The box proclaims "88 page booklet in English, German, and French," but what that boils down to is 28 pages of English essay by B. H. Haggin, including music score examples, and the same essay, without examples, in German and French. Mr. Haggin suggests that the Op. 133 Grosse Fuge is "inaccessible" to many music lovers even after repeated exposure. This was originally the final movement to the Quartet Op. 130, but was replaced by the movement currently played. In some recent performances (e.g., that by the Berg Quartet, but not the Guarneri Quartet performance under discussion) both movements are played, first the Grosse Fuge as movement #6, and then the later finale which now becomes movement #7, making this a very long quartet.
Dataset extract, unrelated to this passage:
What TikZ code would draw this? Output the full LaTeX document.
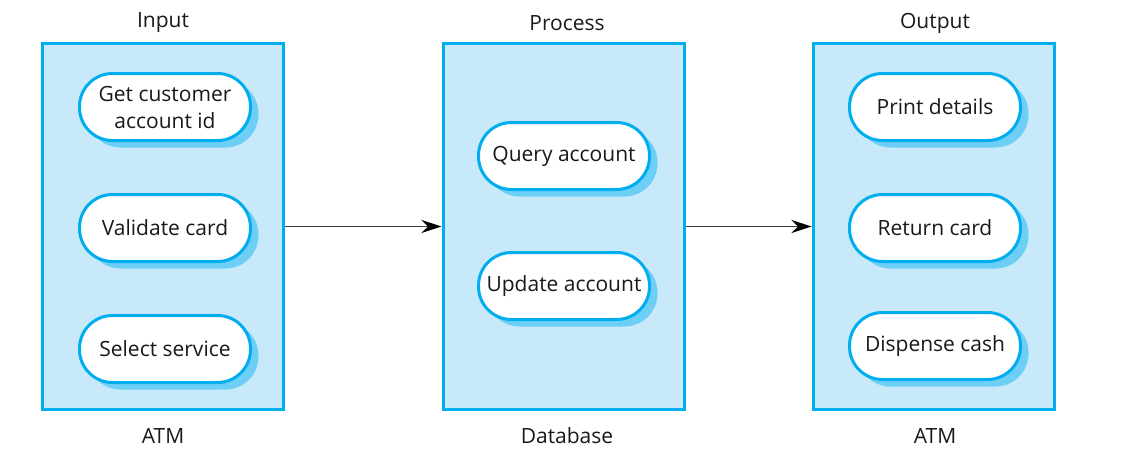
\documentclass[tikz,border=0pt]{standalone}
\usepackage{fontspec}
\setmainfont{Open Sans}
\usetikzlibrary{arrows.meta,shadows}
\definecolor{cyanb}{HTML}{00AEEF}
\definecolor{boxfill}{HTML}{C7E9FA}
\definecolor{shad}{HTML}{6DCFF6}
\definecolor{arrowgray}{HTML}{404040}
\begin{document}
\begin{tikzpicture}[x=1pt,y=-1pt,
  group/.style={draw=cyanb,fill=boxfill,line width=3pt,minimum width=241pt,minimum height=366pt,inner sep=0pt},
  pill/.style={draw=cyanb,fill=white,line width=3pt,rounded corners=33pt,minimum width=171pt,minimum height=67pt,
     align=center,font=\fontsize{21}{27}\selectfont,text=black!90,inner sep=2pt,
     drop shadow={shadow xshift=8pt,shadow yshift=-7pt,fill=shad,opacity=1}},
  lbl/.style={font=\fontsize{21}{25}\selectfont,text=black!90},
  conn/.style={draw=arrowgray,line width=1.3pt,-{Stealth[length=20pt,width=13pt,color=black]}}]
\useasboundingbox (0,0) rectangle (1145,453);
\node[group] (in) at (163,226.5) {};
\node[group] (pr) at (563.5,226.5) {};
\node[group] (out) at (933.5,226.5) {};
\node[lbl] (tin) at (163,23) {Input};
\node[lbl] (tpr) at (567,23) {Process};
\node[lbl] (tout) at (935,23) {Output};
\node[lbl] (bin) at (163,436) {ATM};
\node[lbl] (bpr) at (567,436) {Database};
\node[lbl] (bout) at (935,436) {ATM};
\node[pill] (p1) at (165,107) {Get customer\\account id};
\node[pill] (p2) at (165,228) {Validate card};
\node[pill] (p3) at (165,349) {Select service};
\node[pill] (q1) at (564,156) {Query account};
\node[pill] (q2) at (564,286) {Update account};
\node[pill] (r1) at (935,107) {Print details};
\node[pill] (r2) at (935,228) {Return card};
\node[pill] (r3) at (935,346) {Dispense cash};
\draw[conn] (in.east) -- (pr.west);
\draw[conn] (pr.east) -- (out.west);
\end{tikzpicture}
\end{document}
With modern CD player-changers, it is easy enough to program the movements to play this way if you wish, so this juxtaposition of movements is not a material consideration. The Vegh Quartet disks program the Grosse Fuge after Op. 130, so you can hear the movements in that order without having to reprogram the machine.

The Hollywood Quartet play the "inaccessible" Grosse Fuge more beautifully than you would imagine possible. The Vegh Quartet achieve a similar effect by playing slowly to give time to form the notes, but the work then becomes long and tends to the pedantic, even though their overall timing is 40 seconds shorter than the Guarneri version. But Beethoven was an angry man and he enjoyed writing dissonance like other men enjoy smashing their fists into the wall. The long opening of that fugue beginning at bar 30 and continuing for several pages is deliberately ugly music, and the Guarneris play it as ugly as they can, even emphasising the dissonances with vibrato. Then, when things sweeten up, they sweeten them way up and they stay there, giving a typical Beethovenian sun-after-the-storm æsthetic to the work. This is the most convincing performance I’ve heard, although all three are excellent.

The opening of the Op. 135 might be a good introduction to this set if you get the chance to audition it, or if you are trying to convince a friend who doesn’t like this music. The first two minutes will give you Beethoven with grace and charm, two things he practically never has at all, and then on to tonal variety you never suspected in this work, and rhythm, drama, even fun. If there’s a better version of these quartets I’ve not heard it.